Contempt of court claim over 20-foot fence

A Penal woman wants a judge to send her next-door neighbour to prison for failing to follow the court’s order to demolish a 20-foot galvanise fence separating them.

Justice Joan Charles will hear the case on February 6 and determine whether Devika Bhimull-Bisnath and Davindra Bisnath should be jailed for contempt of court, if in fact they have failed to comply with her (the judge) April 17, order. A contempt of court charge can, at a judge’s discretion, lead to 21 days’ simple imprisonment.

An ongoing feud between relatives Santie Bhimull and Bhimull-Bisnath reached its pinnacle last April, after the latter erected a fence in October 2016 along the boundary between the families’ homes at San Francique Road.

Bhimull filed a lawsuit against Bhimull-Bisnath, the first of its kind in this jurisdiction, pleading that the fence causes her to live in hot and stifling conditions.

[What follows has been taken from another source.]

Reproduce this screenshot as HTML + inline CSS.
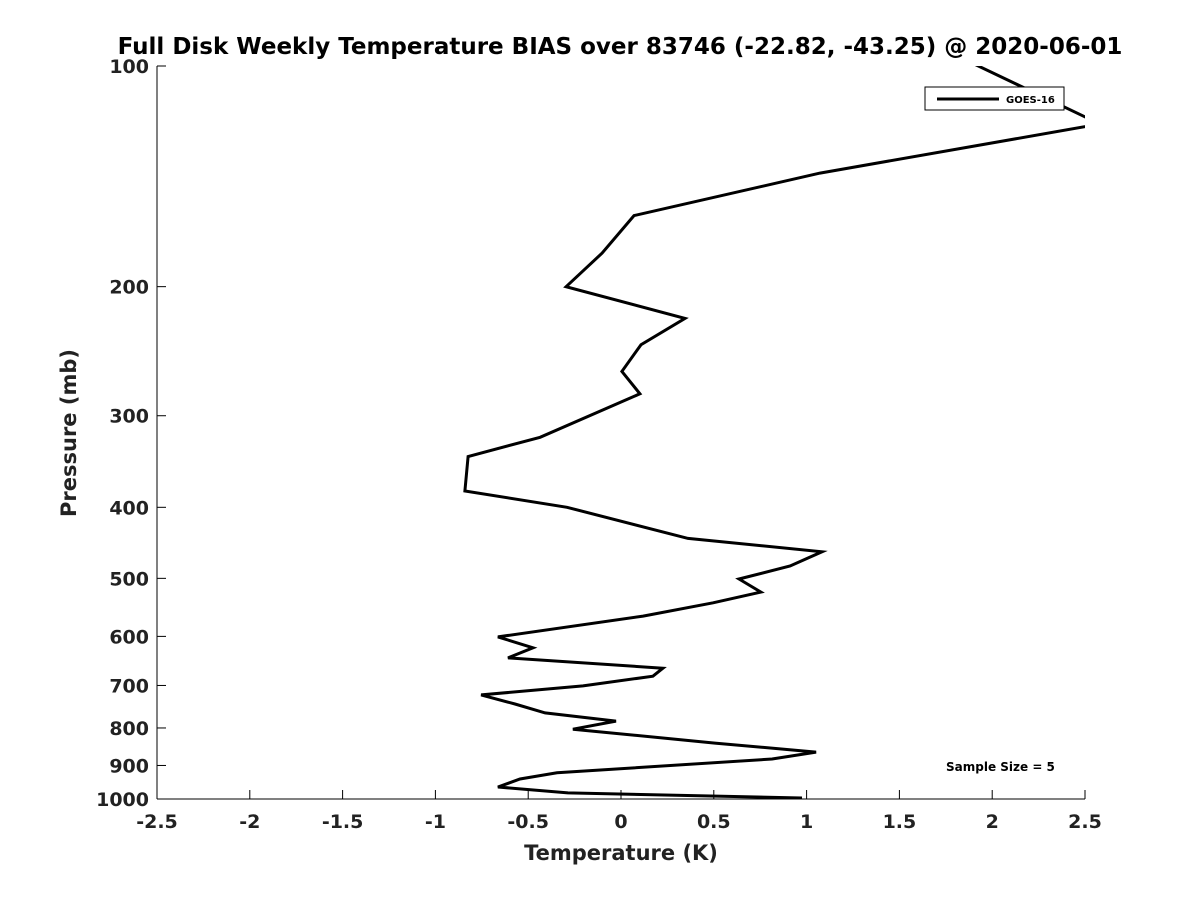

Since it blocks the free flow of air, Bhimull pleaded through her attorney Stephen Boodram, that she is must take regular baths.

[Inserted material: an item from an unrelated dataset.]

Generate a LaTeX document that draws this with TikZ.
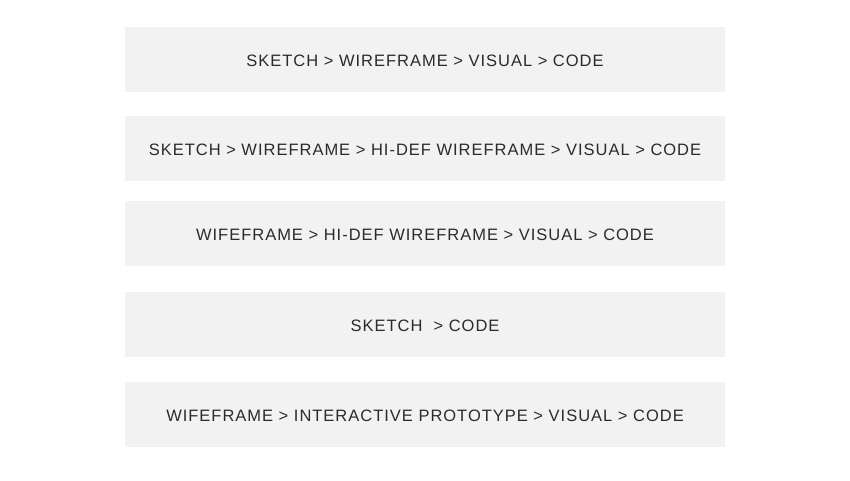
\documentclass[tikz,border=0pt]{standalone}
\usepackage{fontspec}
\setmainfont{Liberation Sans}[LetterSpace=6]
\definecolor{stepgray}{HTML}{F2F2F2}
\definecolor{stepink}{HTML}{2B2B2B}
\begin{document}
\begin{tikzpicture}[x=1pt,y=-1pt,
    flowbox/.style={fill=stepgray,text=stepink,minimum width=600pt,minimum height=65pt,
      inner sep=0pt,text height=13.8pt,text depth=0pt,font=\fontsize{16.5}{19}\selectfont}]
          \useasboundingbox (0,0) rectangle (850,480);
          \node [flowbox] (p1) at (425,59.5) {SKETCH > WIREFRAME > VISUAL > CODE};
          \node [flowbox] (p2) at (425,148.5) {SKETCH > WIREFRAME > HI-DEF WIREFRAME > VISUAL > CODE};
          \node [flowbox] (p3) at (425,233.5) {WIFEFRAME > HI-DEF WIREFRAME > VISUAL > CODE};
          \node [flowbox] (p4) at (425,324.5) {SKETCH\ \ > CODE};
          \node [flowbox] (p5) at (425,414.5) {WIFEFRAME > INTERACTIVE PROTOTYPE > VISUAL > CODE};
  \end{tikzpicture}
\end{document}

When the case came up for hearing before Justice Charles, the families consented to resolve the dispute and an order was agreed in which Bhimull-Bisnath undertook to break the fence and not to build one more than seven feet high, in accordance with Town and Country Planning regulations.

The family agreed not to harass, curse, insult, intimidate or obscure the access of light and air and even restrict Bhimull’s view of the horizon from her home. Bhimull contended that the fence prevented her from getting sunlight and blocked her airspace. But last week Tuesday, attorney Boodram filed an application on Bhimull’s behalf, for contempt of court against Bhimull-Bisnath, in which he claimed that while the fence has been removed, the frame is still in place and as such, she has not complied with Justice Charles’ order.